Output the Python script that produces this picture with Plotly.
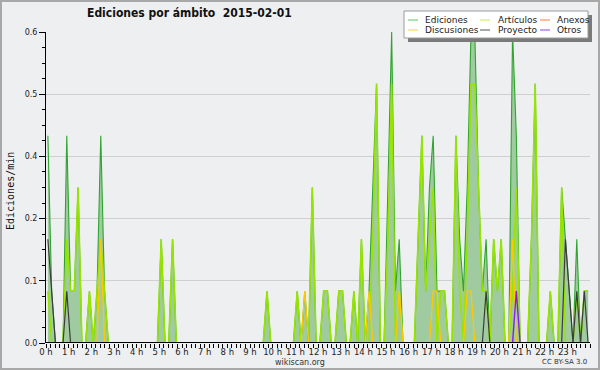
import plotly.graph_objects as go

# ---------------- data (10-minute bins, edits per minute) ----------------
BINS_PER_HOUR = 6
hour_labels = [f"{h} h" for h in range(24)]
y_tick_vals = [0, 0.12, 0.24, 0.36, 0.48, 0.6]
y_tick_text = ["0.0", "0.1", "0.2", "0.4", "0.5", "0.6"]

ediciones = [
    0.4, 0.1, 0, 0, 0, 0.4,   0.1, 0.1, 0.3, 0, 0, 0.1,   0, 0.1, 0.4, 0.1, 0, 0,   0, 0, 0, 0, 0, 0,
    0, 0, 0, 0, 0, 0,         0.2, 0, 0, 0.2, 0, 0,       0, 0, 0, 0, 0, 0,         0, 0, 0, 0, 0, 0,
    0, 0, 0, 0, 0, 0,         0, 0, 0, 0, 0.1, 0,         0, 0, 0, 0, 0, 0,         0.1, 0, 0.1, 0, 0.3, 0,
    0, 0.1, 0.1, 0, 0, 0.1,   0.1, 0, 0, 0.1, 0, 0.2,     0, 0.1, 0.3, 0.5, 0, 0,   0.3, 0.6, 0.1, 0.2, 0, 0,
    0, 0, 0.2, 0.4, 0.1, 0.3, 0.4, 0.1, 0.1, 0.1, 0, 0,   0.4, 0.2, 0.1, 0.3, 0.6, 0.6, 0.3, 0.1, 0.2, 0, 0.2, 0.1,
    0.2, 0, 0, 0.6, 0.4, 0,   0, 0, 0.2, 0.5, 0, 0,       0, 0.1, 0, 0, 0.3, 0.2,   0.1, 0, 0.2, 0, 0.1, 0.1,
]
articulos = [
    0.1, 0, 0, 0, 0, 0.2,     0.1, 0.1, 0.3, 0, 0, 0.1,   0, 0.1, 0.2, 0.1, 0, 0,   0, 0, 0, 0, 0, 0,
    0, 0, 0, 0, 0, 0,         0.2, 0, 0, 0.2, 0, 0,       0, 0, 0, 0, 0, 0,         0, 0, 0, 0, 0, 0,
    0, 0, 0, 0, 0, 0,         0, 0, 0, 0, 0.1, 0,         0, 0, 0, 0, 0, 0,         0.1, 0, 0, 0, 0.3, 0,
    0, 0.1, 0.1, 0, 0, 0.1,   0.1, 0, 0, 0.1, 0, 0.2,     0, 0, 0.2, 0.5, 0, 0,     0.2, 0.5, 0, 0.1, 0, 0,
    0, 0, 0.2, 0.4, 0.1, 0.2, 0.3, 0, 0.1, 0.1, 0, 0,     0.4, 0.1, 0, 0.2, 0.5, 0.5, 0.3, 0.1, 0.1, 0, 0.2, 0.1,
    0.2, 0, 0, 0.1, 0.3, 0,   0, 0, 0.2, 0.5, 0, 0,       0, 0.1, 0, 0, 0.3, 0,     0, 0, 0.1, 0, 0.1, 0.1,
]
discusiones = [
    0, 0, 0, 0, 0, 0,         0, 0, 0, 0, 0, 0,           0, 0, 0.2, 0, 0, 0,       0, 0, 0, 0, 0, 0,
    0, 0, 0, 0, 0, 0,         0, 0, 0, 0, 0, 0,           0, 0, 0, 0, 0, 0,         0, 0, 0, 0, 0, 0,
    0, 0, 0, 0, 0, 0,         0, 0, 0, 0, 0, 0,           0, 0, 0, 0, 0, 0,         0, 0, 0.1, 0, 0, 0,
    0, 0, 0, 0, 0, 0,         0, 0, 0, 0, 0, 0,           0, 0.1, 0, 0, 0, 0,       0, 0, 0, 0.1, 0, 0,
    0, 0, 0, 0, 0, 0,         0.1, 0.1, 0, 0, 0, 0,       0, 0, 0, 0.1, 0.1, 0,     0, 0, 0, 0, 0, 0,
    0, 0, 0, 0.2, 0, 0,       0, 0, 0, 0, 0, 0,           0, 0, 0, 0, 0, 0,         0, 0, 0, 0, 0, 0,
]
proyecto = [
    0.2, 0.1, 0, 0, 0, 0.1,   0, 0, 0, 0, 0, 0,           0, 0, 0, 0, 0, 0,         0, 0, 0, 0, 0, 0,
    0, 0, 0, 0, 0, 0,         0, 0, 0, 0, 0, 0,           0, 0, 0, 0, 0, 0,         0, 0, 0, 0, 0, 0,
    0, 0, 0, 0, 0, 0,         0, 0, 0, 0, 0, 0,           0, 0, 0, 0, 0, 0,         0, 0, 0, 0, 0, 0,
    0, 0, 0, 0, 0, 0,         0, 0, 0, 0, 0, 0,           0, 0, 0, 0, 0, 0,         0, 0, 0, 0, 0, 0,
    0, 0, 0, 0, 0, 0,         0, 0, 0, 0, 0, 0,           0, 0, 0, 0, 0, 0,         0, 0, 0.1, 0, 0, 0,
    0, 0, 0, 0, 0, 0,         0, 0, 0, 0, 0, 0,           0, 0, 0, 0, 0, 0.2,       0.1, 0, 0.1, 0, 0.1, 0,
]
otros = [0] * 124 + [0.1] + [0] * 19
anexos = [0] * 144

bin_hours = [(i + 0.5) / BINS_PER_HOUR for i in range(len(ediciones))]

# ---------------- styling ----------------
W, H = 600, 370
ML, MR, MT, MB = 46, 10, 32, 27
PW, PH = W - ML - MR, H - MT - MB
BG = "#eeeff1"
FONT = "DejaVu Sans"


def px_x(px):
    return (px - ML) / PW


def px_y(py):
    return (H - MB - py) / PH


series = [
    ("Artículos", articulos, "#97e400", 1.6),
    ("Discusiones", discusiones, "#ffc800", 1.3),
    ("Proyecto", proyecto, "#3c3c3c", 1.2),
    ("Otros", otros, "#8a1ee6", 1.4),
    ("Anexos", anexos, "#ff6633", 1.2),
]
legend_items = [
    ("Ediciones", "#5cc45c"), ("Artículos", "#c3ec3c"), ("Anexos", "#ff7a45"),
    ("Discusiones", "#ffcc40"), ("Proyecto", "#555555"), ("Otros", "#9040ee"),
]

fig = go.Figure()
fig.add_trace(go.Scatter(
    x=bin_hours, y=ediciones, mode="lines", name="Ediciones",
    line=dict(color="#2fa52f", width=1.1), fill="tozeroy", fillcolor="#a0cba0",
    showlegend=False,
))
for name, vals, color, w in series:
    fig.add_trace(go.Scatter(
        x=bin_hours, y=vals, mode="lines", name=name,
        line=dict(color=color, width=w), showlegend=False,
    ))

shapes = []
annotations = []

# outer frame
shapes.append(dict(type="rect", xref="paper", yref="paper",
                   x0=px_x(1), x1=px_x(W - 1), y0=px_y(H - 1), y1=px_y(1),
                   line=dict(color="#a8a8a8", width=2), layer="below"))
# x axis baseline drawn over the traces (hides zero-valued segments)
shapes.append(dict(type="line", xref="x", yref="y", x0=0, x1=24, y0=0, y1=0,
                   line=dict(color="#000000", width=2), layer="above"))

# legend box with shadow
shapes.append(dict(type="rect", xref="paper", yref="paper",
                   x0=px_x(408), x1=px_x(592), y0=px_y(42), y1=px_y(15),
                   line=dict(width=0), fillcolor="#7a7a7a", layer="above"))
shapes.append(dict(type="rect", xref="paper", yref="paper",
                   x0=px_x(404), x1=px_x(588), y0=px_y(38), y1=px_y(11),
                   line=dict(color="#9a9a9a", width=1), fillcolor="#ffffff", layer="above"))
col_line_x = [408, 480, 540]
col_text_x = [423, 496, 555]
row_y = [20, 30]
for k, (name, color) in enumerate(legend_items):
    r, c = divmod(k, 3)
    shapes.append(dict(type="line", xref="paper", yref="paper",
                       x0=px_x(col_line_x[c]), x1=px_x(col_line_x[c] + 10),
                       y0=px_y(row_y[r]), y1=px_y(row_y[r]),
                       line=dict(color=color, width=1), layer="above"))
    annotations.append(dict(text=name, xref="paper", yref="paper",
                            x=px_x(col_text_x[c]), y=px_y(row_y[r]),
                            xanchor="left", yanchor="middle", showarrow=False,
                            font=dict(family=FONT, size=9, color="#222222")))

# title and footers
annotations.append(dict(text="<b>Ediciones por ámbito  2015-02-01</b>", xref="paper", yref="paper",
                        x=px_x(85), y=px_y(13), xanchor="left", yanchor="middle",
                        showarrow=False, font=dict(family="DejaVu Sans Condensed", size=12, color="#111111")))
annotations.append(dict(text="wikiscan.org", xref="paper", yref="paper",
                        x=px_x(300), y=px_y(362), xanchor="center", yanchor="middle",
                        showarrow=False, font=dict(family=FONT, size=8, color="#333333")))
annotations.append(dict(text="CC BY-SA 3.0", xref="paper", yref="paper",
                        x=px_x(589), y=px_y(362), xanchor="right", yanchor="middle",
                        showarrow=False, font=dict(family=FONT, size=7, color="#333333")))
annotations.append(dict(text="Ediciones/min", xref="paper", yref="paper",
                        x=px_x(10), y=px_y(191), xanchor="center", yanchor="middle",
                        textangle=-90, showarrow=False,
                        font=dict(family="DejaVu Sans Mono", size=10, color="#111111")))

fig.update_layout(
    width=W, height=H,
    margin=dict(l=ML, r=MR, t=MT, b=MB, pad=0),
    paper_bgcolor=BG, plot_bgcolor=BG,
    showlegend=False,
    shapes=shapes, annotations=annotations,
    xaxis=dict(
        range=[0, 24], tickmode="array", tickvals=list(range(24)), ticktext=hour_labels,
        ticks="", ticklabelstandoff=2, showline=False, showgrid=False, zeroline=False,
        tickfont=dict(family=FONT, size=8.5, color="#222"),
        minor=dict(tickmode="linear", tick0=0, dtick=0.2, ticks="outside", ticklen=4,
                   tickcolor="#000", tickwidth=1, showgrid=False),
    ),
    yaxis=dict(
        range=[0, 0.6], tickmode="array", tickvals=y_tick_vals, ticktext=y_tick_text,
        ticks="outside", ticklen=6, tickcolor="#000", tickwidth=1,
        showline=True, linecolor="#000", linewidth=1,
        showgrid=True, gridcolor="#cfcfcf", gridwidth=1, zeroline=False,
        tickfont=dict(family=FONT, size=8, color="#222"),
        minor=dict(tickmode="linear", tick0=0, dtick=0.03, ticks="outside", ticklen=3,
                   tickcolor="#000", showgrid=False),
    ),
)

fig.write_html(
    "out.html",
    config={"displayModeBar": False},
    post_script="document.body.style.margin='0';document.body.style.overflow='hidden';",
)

* **THE PROBLEM**: Give nothing but the count of lines in the listing above that hold the string "with".

* **SOLUTION TO THE EXERCISE**: 2